→ Do this
Tell how many lines include the string "matplotlib". Answer with a single number.

→ Supplied data
╭──

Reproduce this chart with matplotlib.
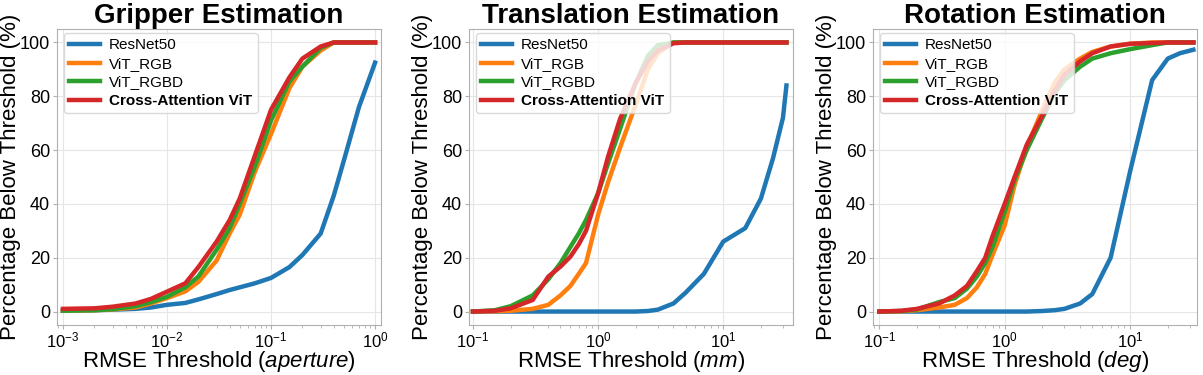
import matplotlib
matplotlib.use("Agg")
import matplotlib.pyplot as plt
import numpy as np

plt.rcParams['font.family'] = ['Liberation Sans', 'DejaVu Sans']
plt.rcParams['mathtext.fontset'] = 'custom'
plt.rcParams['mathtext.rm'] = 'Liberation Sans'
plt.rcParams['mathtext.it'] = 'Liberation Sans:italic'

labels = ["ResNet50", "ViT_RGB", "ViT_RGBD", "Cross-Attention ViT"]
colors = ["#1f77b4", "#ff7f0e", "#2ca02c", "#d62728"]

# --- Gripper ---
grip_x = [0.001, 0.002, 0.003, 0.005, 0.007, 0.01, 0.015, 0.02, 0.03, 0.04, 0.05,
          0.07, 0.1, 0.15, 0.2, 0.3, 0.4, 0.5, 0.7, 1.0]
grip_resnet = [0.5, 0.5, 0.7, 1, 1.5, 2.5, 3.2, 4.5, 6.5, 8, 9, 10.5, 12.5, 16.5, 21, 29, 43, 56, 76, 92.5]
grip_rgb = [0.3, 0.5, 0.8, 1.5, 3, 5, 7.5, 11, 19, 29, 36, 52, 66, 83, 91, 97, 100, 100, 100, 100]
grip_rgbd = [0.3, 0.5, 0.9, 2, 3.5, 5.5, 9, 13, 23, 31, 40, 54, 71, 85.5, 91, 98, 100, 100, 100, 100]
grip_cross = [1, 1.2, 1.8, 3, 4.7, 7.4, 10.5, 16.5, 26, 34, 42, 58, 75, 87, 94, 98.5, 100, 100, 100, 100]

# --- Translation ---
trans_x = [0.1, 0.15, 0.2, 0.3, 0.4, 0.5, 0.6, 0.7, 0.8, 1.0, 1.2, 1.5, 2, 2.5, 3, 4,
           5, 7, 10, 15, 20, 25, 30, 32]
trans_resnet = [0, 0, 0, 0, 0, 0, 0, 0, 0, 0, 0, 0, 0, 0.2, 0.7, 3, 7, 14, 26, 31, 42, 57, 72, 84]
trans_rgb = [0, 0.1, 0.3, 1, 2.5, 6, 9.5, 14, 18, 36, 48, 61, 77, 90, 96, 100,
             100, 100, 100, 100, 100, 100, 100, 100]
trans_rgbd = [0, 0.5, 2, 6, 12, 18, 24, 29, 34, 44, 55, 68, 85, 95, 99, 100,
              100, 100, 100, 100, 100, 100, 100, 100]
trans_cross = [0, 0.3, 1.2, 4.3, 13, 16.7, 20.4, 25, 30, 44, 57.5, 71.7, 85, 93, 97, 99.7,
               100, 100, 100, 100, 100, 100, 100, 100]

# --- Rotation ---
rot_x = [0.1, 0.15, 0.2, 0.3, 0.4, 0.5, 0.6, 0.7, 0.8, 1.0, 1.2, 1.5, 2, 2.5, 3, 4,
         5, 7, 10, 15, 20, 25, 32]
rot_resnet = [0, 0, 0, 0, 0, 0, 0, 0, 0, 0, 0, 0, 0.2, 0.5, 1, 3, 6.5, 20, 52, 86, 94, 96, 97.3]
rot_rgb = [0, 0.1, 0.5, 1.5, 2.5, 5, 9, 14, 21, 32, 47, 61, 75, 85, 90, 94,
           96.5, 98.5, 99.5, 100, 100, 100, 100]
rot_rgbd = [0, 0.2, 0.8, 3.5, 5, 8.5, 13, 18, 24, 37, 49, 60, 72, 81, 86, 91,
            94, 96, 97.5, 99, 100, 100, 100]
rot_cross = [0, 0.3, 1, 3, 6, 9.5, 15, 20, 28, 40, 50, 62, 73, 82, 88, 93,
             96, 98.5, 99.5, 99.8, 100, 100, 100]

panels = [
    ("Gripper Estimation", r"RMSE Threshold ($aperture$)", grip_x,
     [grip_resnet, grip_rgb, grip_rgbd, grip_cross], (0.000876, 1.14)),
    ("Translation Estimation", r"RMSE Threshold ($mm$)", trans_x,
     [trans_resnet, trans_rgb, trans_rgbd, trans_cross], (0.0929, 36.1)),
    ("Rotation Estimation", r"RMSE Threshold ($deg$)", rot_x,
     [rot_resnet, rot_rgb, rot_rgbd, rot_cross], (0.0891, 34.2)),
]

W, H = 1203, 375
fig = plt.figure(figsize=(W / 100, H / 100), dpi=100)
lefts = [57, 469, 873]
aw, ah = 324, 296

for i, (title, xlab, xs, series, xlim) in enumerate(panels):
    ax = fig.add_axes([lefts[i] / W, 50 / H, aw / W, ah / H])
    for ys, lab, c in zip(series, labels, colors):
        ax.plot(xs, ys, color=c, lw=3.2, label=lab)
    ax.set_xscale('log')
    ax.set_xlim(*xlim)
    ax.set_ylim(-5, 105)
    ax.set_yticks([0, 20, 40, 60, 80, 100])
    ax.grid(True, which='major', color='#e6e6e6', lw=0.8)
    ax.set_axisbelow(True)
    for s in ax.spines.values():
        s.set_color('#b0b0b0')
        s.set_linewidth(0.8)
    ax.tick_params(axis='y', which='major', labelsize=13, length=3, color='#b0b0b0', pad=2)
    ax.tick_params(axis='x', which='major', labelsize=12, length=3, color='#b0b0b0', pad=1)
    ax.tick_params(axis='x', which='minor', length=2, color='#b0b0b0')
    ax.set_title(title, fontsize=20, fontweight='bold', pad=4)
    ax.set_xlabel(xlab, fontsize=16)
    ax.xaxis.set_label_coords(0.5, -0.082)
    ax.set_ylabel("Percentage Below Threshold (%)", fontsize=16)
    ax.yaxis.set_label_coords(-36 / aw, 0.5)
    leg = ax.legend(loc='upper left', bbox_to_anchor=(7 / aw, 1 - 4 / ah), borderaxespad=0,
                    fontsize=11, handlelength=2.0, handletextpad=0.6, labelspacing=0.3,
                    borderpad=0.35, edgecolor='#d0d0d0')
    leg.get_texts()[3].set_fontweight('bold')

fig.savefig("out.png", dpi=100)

╰──

→ Solution for this task
4